What is the relevance of this discussion of the Northern Ireland Inquiry to our blog? The relevance is that the Inquiry touches on something deeper than sex or even cruelty towards children, however horrific these may be. At the heart of the Inquiry is an investigation of an epidemic of abuse of power, manifesting itself a variety of terrible ways. The manifestation of the abuse of power is particularly horrible when directed against children, but we would claim that abuse of power is rampant in society at large. To reflect on the Northern Irish situation helps us become a little more sensitised to abuses of power in our own situation. We will not normally encounter such dramatic examples as child sexual abuse, but if we look carefully at the power abuse around us we will find the same fundamental ingredients at work. Person A pulls rank over Person B and treats them badly. The reason that Person A behaves in this way is because he or she has herself been treated badly by person G. This may be a dramatic over-simplification of the causes of power-abuse in our society but it has enough truth about it to be useful to state.
When we come back to the church we find that it too is invaded by these same power dynamics.
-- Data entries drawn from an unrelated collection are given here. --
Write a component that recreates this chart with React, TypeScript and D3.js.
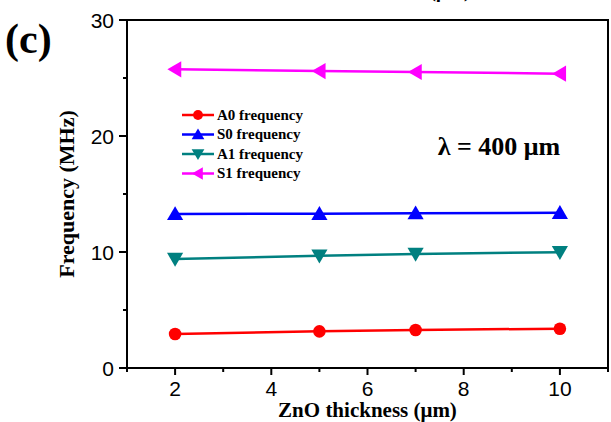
import React from "react";
import * as d3 from "d3";

// ZnO thickness (μm) at which each mode frequency was computed
const thickness = [2, 5, 7, 10];

// Mode frequencies (MHz) for λ = 400 μm
const a0Freq = [2.93, 3.16, 3.28, 3.39];
const s0Freq = [13.28, 13.3, 13.35, 13.38];
const a1Freq = [9.4, 9.68, 9.83, 9.98];
const s1Freq = [25.75, 25.6, 25.52, 25.37];

const seriesNames = ["A0 frequency", "S0 frequency", "A1 frequency", "S1 frequency"];
const seriesColors = ["#ff0000", "#0000ff", "#008080", "#ff00ff"];
const seriesMarkers = ["circle", "triangleUp", "triangleDown", "triangleLeft"];

const xTicks = [2, 4, 6, 8, 10];
const xMinorTicks = [1, 3, 5, 7, 9, 11];
const yTicks = [0, 10, 20, 30];
const yMinorTicks = [5, 15, 25];

const W = 611;
const H = 422;
const plot = { left: 127, right: 608, top: 20, bottom: 368 };

const x = d3.scaleLinear().domain([1, 11]).range([plot.left, plot.right]);
const y = d3.scaleLinear().domain([0, 30]).range([plot.bottom, plot.top]);

const sans = "'Liberation Sans', Arial, sans-serif";
const serif = "'Liberation Serif', 'Times New Roman', serif";

function Marker({ kind, cx, cy, size, color }: { kind: string; cx: number; cy: number; size: number; color: string }) {
  if (kind === "circle") return <circle cx={cx} cy={cy} r={size * 0.45} fill={color} />;
  const h = size * 0.55;
  let pts: [number, number][] = [];
  if (kind === "triangleUp") pts = [[cx, cy - h], [cx - h * 1.05, cy + h * 0.8], [cx + h * 1.05, cy + h * 0.8]];
  if (kind === "triangleDown") pts = [[cx, cy + h], [cx - h * 1.05, cy - h * 0.8], [cx + h * 1.05, cy - h * 0.8]];
  if (kind === "triangleLeft") pts = [[cx - h, cy], [cx + h * 0.8, cy - h * 1.05], [cx + h * 0.8, cy + h * 1.05]];
  return <polygon points={pts.map((p) => p.join(",")).join(" ")} fill={color} />;
}

export default function App() {
  const allSeries = [a0Freq, s0Freq, a1Freq, s1Freq];
  const line = d3
    .line<number>()
    .x((_, i) => x(thickness[i]))
    .y((d) => y(d));

  const legendX = 182;
  const legendY0 = 115;
  const legendStep = 19.5;

  return (
    <svg width={W} height={H} style={{ position: "absolute", left: 0, top: 0, background: "#fff" }}>
      <rect x={0} y={0} width={W} height={H} fill="#fff" />

      {/* clipped heading from the panel above */}
      <text x={450} y={-3} fontFamily={serif} fontWeight="bold" fontSize={20} textAnchor="middle">(μm)</text>

      {/* panel label */}
      <text x={5} y={53} fontFamily={serif} fontWeight="bold" fontSize={42}>(c)</text>

      {/* series lines and markers */}
      {allSeries.map((vals, si) => (
        <g key={seriesNames[si]}>
          <path d={line(vals) || ""} fill="none" stroke={seriesColors[si]} strokeWidth={2.5} />
          {vals.map((v, i) => (
            <Marker key={i} kind={seriesMarkers[si]} cx={x(thickness[i])} cy={y(v)} size={14} color={seriesColors[si]} />
          ))}
        </g>
      ))}

      {/* frame */}
      <rect
        x={plot.left}
        y={plot.top}
        width={plot.right - plot.left}
        height={plot.bottom - plot.top}
        fill="none"
        stroke="#000"
        strokeWidth={2}
      />

      {/* y axis ticks and labels */}
      {yTicks.map((t) => (
        <g key={"y" + t}>
          <line x1={plot.left - 8} x2={plot.left} y1={y(t)} y2={y(t)} stroke="#000" strokeWidth={2} />
          <text x={plot.left - 13} y={y(t)} dy="0.36em" textAnchor="end" fontFamily={sans} fontSize={21}>
            {t}
          </text>
        </g>
      ))}
      {yMinorTicks.map((t) => (
        <line key={"ym" + t} x1={plot.left - 4} x2={plot.left} y1={y(t)} y2={y(t)} stroke="#000" strokeWidth={2} />
      ))}

      {/* x axis ticks and labels */}
      {xTicks.map((t) => (
        <g key={"x" + t}>
          <line x1={x(t)} x2={x(t)} y1={plot.bottom} y2={plot.bottom + 7} stroke="#000" strokeWidth={2} />
          <text x={x(t)} y={396} textAnchor="middle" fontFamily={sans} fontSize={21}>
            {t}
          </text>
        </g>
      ))}
      {xMinorTicks.map((t) => (
        <line key={"xm" + t} x1={x(t)} x2={x(t)} y1={plot.bottom} y2={plot.bottom + 4} stroke="#000" strokeWidth={2} />
      ))}

      {/* axis titles */}
      <text
        x={(plot.left + plot.right) / 2}
        y={417}
        textAnchor="middle"
        fontFamily={serif}
        fontWeight="bold"
        fontSize={21}
      >
        ZnO thickness (μm)
      </text>
      <text
        transform={`translate(74, ${(plot.top + plot.bottom) / 2}) rotate(-90)`}
        textAnchor="middle"
        fontFamily={serif}
        fontWeight="bold"
        fontSize={22}
      >
        Frequency (MHz)
      </text>

      {/* legend */}
      {seriesNames.map((name, i) => {
        const ly = legendY0 + i * legendStep;
        return (
          <g key={name}>
            <line x1={legendX} x2={legendX + 32} y1={ly} y2={ly} stroke={seriesColors[i]} strokeWidth={2.5} />
            <Marker kind={seriesMarkers[i]} cx={legendX + 16} cy={ly} size={11} color={seriesColors[i]} />
            <text x={legendX + 35} y={ly} dy="0.33em" fontFamily={serif} fontWeight="bold" fontSize={15}>
              {name}
            </text>
          </g>
        );
      })}

      {/* wavelength annotation */}
      <text x={499} y={155} textAnchor="middle" fontFamily={serif} fontWeight="bold" fontSize={26}>
        λ = 400 μm
      </text>
    </svg>
  );
}
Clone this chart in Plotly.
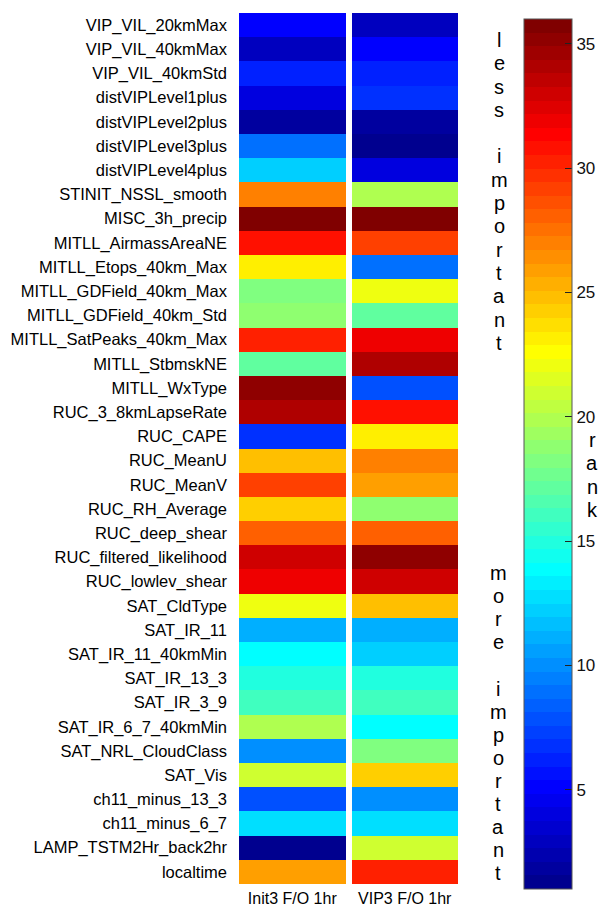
import plotly.graph_objects as go

features = [
    "VIP_VIL_20kmMax", "VIP_VIL_40kmMax", "VIP_VIL_40kmStd", "distVIPLevel1plus",
    "distVIPLevel2plus", "distVIPLevel3plus", "distVIPLevel4plus", "STINIT_NSSL_smooth",
    "MISC_3h_precip", "MITLL_AirmassAreaNE", "MITLL_Etops_40km_Max", "MITLL_GDField_40km_Max",
    "MITLL_GDField_40km_Std", "MITLL_SatPeaks_40km_Max", "MITLL_StbmskNE", "MITLL_WxType",
    "RUC_3_8kmLapseRate", "RUC_CAPE", "RUC_MeanU", "RUC_MeanV", "RUC_RH_Average",
    "RUC_deep_shear", "RUC_filtered_likelihood", "RUC_lowlev_shear", "SAT_CldType",
    "SAT_IR_11", "SAT_IR_11_40kmMin", "SAT_IR_13_3", "SAT_IR_3_9", "SAT_IR_6_7_40kmMin",
    "SAT_NRL_CloudClass", "SAT_Vis", "ch11_minus_13_3", "ch11_minus_6_7",
    "LAMP_TSTM2Hr_back2hr", "localtime",
]
columns = ["Init3 F/O 1hr", "VIP3 F/O 1hr"]
init3_rank = [5, 3, 6, 4, 2, 9, 12, 27, 36, 31, 23, 18, 19, 30, 17, 35, 34, 7, 25, 29, 24,
              28, 33, 32, 22, 11, 14, 15, 16, 20, 10, 21, 8, 13, 1, 26]
vip3_rank = [3, 5, 6, 7, 2, 1, 4, 20, 36, 29, 9, 22, 17, 32, 34, 8, 31, 23, 27, 26, 19,
             28, 35, 33, 25, 11, 12, 15, 16, 14, 18, 24, 10, 13, 21, 30]
cbar_ticks = [5, 10, 15, 20, 25, 30, 35]


def matlab_jet(m=64):
    n = -(-m // 4)
    u = [i / n for i in range(1, n + 1)] + [1.0] * (n - 1) + [i / n for i in range(n, 0, -1)]
    g0 = -(-n // 2) - (1 if m % 4 == 1 else 0)
    J = [[0.0, 0.0, 0.0] for _ in range(m)]
    for k, val in enumerate(u, start=1):
        g = g0 + k
        r = g + n
        b = g - n
        if 1 <= r <= m:
            J[r - 1][0] = val
        if 1 <= g <= m:
            J[g - 1][1] = val
        if 1 <= b <= m:
            J[b - 1][2] = val
    return J


jet = matlab_jet(64)
colorscale = []
for i, (r, g, b) in enumerate(jet):
    c = f"rgb({round(r*255)},{round(g*255)},{round(b*255)})"
    colorscale.append([i / 64, c])
    colorscale.append([(i + 1) / 64, c])

z = [[a, b] for a, b in zip(init3_rank, vip3_rank)]

# page body has an 8px margin; work in window pixels and subtract it
OFF = 8
W, H = 611 - OFF, 905 - OFF
mt, mb = 13 - OFF, 21


def px(wx):
    return (wx - OFF) / W


def py(wy):
    ph = H - mt - mb
    return (H - mb - (wy - OFF)) / ph


font_main = "Liberation Sans, Arial, sans-serif"

fig = go.Figure(go.Heatmap(
    z=z, x=columns, y=features,
    colorscale=colorscale, zmin=1, zmax=36,
    xgap=6,
    colorbar=dict(
        x=px(524), xanchor="left", xpad=0,
        y=py(19), yanchor="top", ypad=0,
        lenmode="pixels", len=870,
        thickness=48, thicknessmode="pixels",
        outlinewidth=1, outlinecolor="#555",
        tickvals=cbar_ticks, ticks="inside", ticklen=7, tickcolor="#222",
        tickfont=dict(family=font_main, size=17, color="#111"),
    ),
    hoverinfo="skip",
))

fig.update_layout(
    width=W, height=H,
    margin=dict(l=0, r=0, t=mt, b=mb),
    paper_bgcolor="white", plot_bgcolor="white",
    xaxis=dict(domain=[px(236), px(461)], showgrid=False, zeroline=False, ticks="",
               tickfont=dict(family=font_main, size=16, color="#000"),
               automargin=False, ticklabelstandoff=3),
    yaxis=dict(autorange="reversed", showgrid=False, zeroline=False, ticks="",
               tickfont=dict(family=font_main, size=16.5, color="#000"),
               automargin=False, ticklabelstandoff=8),
)

annotations = []


def vertical_text(text, xpix, first_mid, step):
    for i, ch in enumerate(text):
        if ch == " ":
            continue
        annotations.append(dict(
            x=px(xpix), y=py(first_mid + i * step), xref="paper", yref="paper",
            text=ch, showarrow=False, xanchor="center", yanchor="middle",
            font=dict(family=font_main, size=20, color="#000"),
        ))


vertical_text("less important", 499, 40, 23.3)
vertical_text("more important", 498, 573, 23.1)
vertical_text("rank", 592, 440, 23.3)
fig.update_layout(annotations=annotations)

fig.write_html("out.html")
People routinely work out their past humiliations by seeking to dominate others in petty power games. If their position in a church is one of authority the temptation to abuse their power is greater and potentially more damaging. The leader may subconsciously have sought this position of power precisely because their past traumas needed to be afforded some sort of palliative relief, that afforded by a gratuitous exercise of power. I will be speaking further about this pattern of behaviour as it is covered in some reading I have recently done into what is known as ‘traumatic narcissism’. Meanwhile I am asking my readers to reflect on power games, not only insofar as they are the victims of them, but also as they may contribute to them so that other people are affected. While these are less severe by far than those revealed at work in Northern Ireland, let us at least recognise a functioning of similar human weaknesses and foibles. All of us fit somewhere into the webs of power dynamics that go on around us. Sometimes our participation is benign, sometimes less helpful. Our conscience and capacity for self-reflection should guide us in the way we deal with these. An imaginative identification with the victims in Northern Ireland may help to understand, albeit in an extreme form, the dynamics of power abuse. In a lesser way these are manifested in the people and situations around us day by day. Understanding and identifying them is the key to dealing with them successfully.